The two blades of grass show the variation I am experiencing. The longer blade removed from a dark green uniform area while the other removed from a very light green thin area. You can see the difference in height as well. Mowed around 6 days ago. 






I did a soil test with a Lamotte test kit, not sure how we'll respected those are on this forum. Anyway the soil ph tested out around 7.0
Medium amounts of nitrogen on the lower side which is hard to imagine 
Phosphorus tested out medium/okay
Potash had a trace to nothing

Do these results mean anything useful or is a soil sample sent to the lab the only useful information? I feel the heat has amplified the variation especially since most the yard is taking the nitrogen well and becoming dark green causing even more color variation. The light green areas just act like no nitrogen has ever been applied. The yard was thatched this spring but you can see in the close up pictures that the thatch just never greened up. Looks terrible, I've even tried raking it out and it doesn't come up real easy like dead thatch does. I'm to the point I will pay an expert or anyone on this forum for some advise, it looks terrible!


----------



## jordan572 (Aug 23, 2020)

amartin003 said:


> jordan572 said:
> 
> 
> > The only thing that is odd since is this grass never use to look like this even after the seed patch. For example check out this picture showing the same area from 2 seasons ago.
> ...


----------



## SpiveyJr (Jun 7, 2018)

The seed heads on some of your close up pictures look like poa annua. Do those light discolored sections of grass pull up like carpet?


----------



## M32075 (May 9, 2019)

It's looking like you have POA the seed heads and light green color. It will die off soon it's not deep rooted and doesn't like heat. Sad part it's dropped a ton of seed and germination will happen come late summer all over again.


----------



## jordan572 (Aug 23, 2020)

SpiveyJr said:


> The seed heads on some of your close up pictures look like poa annua. Do those light discolored sections of grass pull up like carpet?

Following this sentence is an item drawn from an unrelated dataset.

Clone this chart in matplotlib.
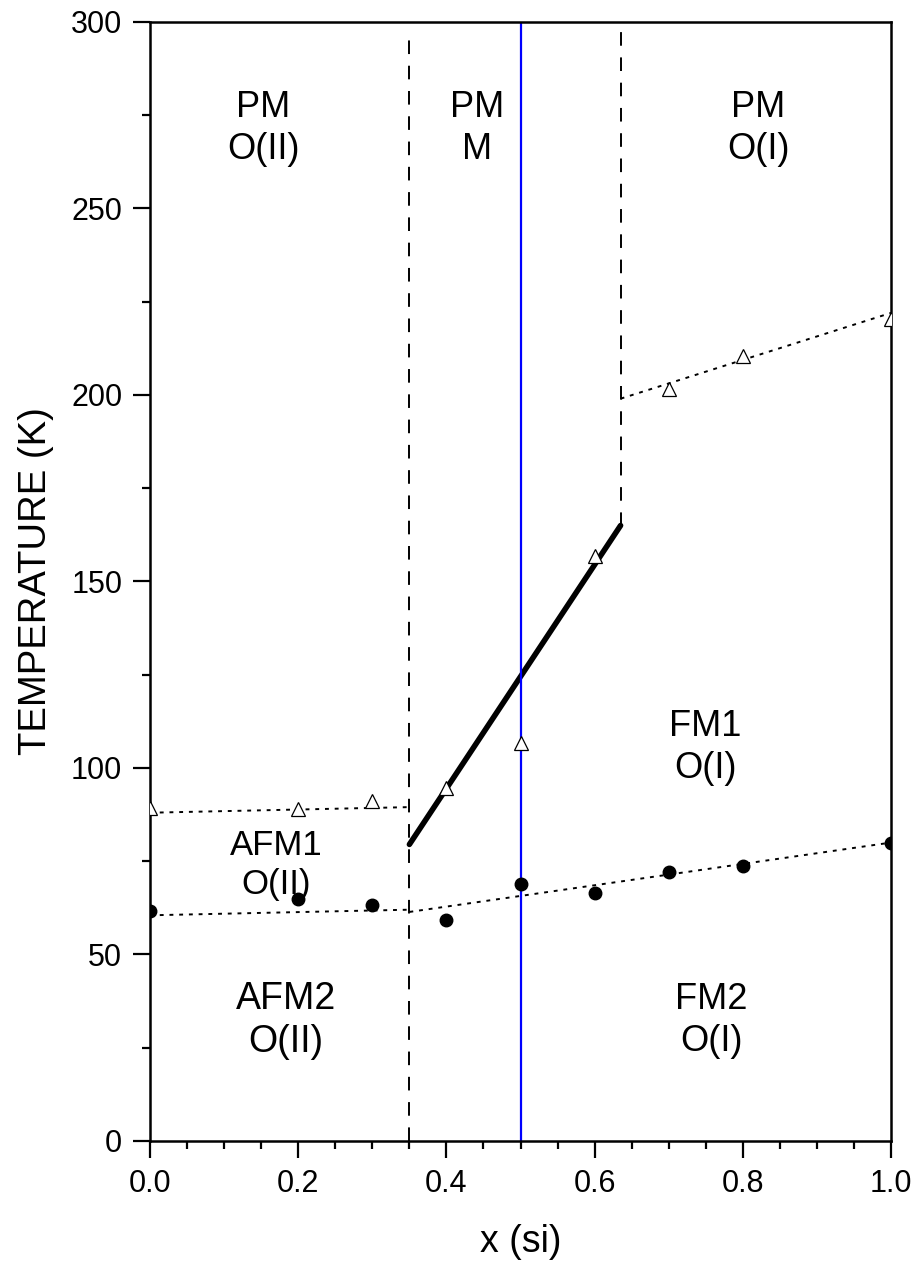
import matplotlib
matplotlib.use("Agg")
import matplotlib.pyplot as plt
from matplotlib.ticker import MultipleLocator

plt.rcParams["font.family"] = ["Liberation Sans", "DejaVu Sans"]

# ── data ──
x_tri = [0.0, 0.2, 0.3, 0.4, 0.5, 0.6, 0.7, 0.8, 1.0]
t_tri = [89.3, 89.0, 91.2, 94.6, 106.7, 156.8, 201.6, 210.4, 220.4]

x_dot = [0.0, 0.2, 0.3, 0.4, 0.5, 0.6, 0.7, 0.8, 1.0]
t_dot = [61.7, 64.9, 63.3, 59.2, 68.9, 66.5, 72.1, 73.7, 79.9]

# phase boundaries
afm1_x, afm1_t = [0.0, 0.35], [88.0, 89.5]
afm2_x, afm2_t = [0.0, 0.35], [60.5, 62.0]
fm2_x, fm2_t = [0.35, 1.0], [61.4, 80.0]
pmo_x, pmo_t = [0.635, 1.0], [199.0, 222.0]
struct_x, struct_t = [0.35, 0.635], [79.5, 165.0]
x_left_wall, x_right_wall = 0.35, 0.635
x_marker = 0.5

labels = [
    (0.1525, 271.4, "PM\nO(II)", 26),
    (0.441, 271.4, "PM\nM", 26),
    (0.8205, 271.4, "PM\nO(I)", 26),
    (0.170, 74.0, "AFM1\nO(II)", 25),
    (0.749, 105.5, "FM1\nO(I)", 26),
    (0.183, 32.3, "AFM2\nO(II)", 27),
    (0.758, 32.3, "FM2\nO(I)", 26),
]

fig = plt.figure(figsize=(9.21, 12.69), dpi=100)
ax = fig.add_axes([0.1629, 0.1009, 0.8046, 0.8818])

# dotted boundaries
for xs, ts in [(afm1_x, afm1_t), (afm2_x, afm2_t), (fm2_x, fm2_t), (pmo_x, pmo_t)]:
    ax.plot(xs, ts, color="black", lw=1.4, ls=(0, (2, 3)))

# dashed vertical boundaries
ax.plot([x_left_wall, x_left_wall], [0, 297], color="black", lw=1.4, ls=(0, (7, 6)))
ax.plot([x_right_wall, x_right_wall], [struct_t[1], 300], color="black", lw=1.4, ls=(0, (7, 6)))

# structural transition line
ax.plot(struct_x, struct_t, color="black", lw=4, solid_capstyle="round")

# blue marker line
ax.axvline(x_marker, color="#0000ff", lw=1.6)

ax.plot(x_tri, t_tri, ls="none", marker="^", ms=10, mfc="white", mec="black", mew=0.9, zorder=5)
ax.plot(x_dot, t_dot, ls="none", marker="o", ms=9, mfc="black", mec="black", zorder=5)

for x, t, s, fs in labels:
    ax.text(x, t, s, ha="center", va="center", fontsize=fs, linespacing=1.25)

ax.set_xlim(0, 1.0)
ax.set_ylim(0, 300)
ax.xaxis.set_major_locator(MultipleLocator(0.2))
ax.xaxis.set_minor_locator(MultipleLocator(0.05))
ax.yaxis.set_major_locator(MultipleLocator(50))
ax.yaxis.set_minor_locator(MultipleLocator(25))
ax.xaxis.set_major_formatter(plt.FuncFormatter(lambda v, p: f"{v:.1f}"))

ax.tick_params(which="major", direction="out", length=12, width=1.6, labelsize=22, pad=8)
ax.tick_params(which="minor", direction="out", length=6, width=1.6)
for sp in ax.spines.values():
    sp.set_linewidth(1.8)

ax.set_xlabel("x (si)", fontsize=27, labelpad=18)
ax.set_ylabel("TEMPERATURE (K)", fontsize=27.5, labelpad=12)

fig.savefig("out.png", dpi=100, facecolor="white")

They do not, maybe I'm just trying to make myself believe I don't have poa coming in but a few reasons why I'm thinking that isn't it. The grass in the light areas is very thin, not real thick like a lot of the poa pictures I see online or on the forum here. Also if you look in the thin areas close up there is a lot of matted down dormant grass at the base of the yard that won't come to life. I wouldn't even really call it thatch as it is very hard to rake out, it just simply looks like dead layed over grass. The up close pictures I've seen of poa seem to be quite thick where mine is very thin. Also the light areas of grass do not pull out easily the blades tear out just like the normal good areas of grass.

I think the seed heads are forming because in these light areas the grass is growing so slowly it is going to seed instead of growing vigorously like the dark green health areas. Also since the beginning of the year I haven't felt these light areas of lime green grass have spread or changed much at all, they just seem to be dormant/growing very slowly. I believe the increased color variation is just coming from the darker areas getting darker and the light areas remaining the same. It has been 95 for a week straight and nothing has really subsided or changed from my observations.

I pulled on of the seeded blades this AM for a picture. 




As you can see the stock is just browned and weak looking, and the green areas are yellow/green.


----------



## jordan572 (Aug 23, 2020)

M32075 said:


> It's looking like you have POA the seed heads and light green color. It will die off soon it's not deep rooted and doesn't like heat. Sad part it's dropped a ton of seed and germination will happen come late summer all over again.


I am hoping this isn't true the only okay thing I'm doing is at least I am bagging my clippings for now. Just very odd how this stuff has been present since this spring and the grass came out of dormancy. It was like these few areas never woke up.


----------



## M32075 (May 9, 2019)

It could be perennial rye grass it does get thick stalks with seed heads. The heads should be drying out by now hopefully that's what it is.


----------



## jordan572 (Aug 23, 2020)

I checked out a friends yard that isn't exeperiencing any uneven green patches and observed small seedy blades in areas. Pulled one and it looked basically identical to this one in the picture above. Any thoughts?


----------



## 2L8 (Mar 18, 2019)

jordan572 said:


> ...
> Potash had a trace to nothing
> ...


Very low K? So I would spread some of it.



jordan572 said:


> SpiveyJr said:
> 
> 
> > The seed heads on some of your close up pictures look like poa annua. Do those light discolored sections of grass pull up like carpet?
> ...


If I see it correctly, the second side branches from the bottom go from the axis in threes. With Poa annua, there are always only one or two. Look at the ligules of the leaves. In Annua it is long, in KBG short (only the upper leaf can have a longer ligule). I suspect that it is KBG.


----------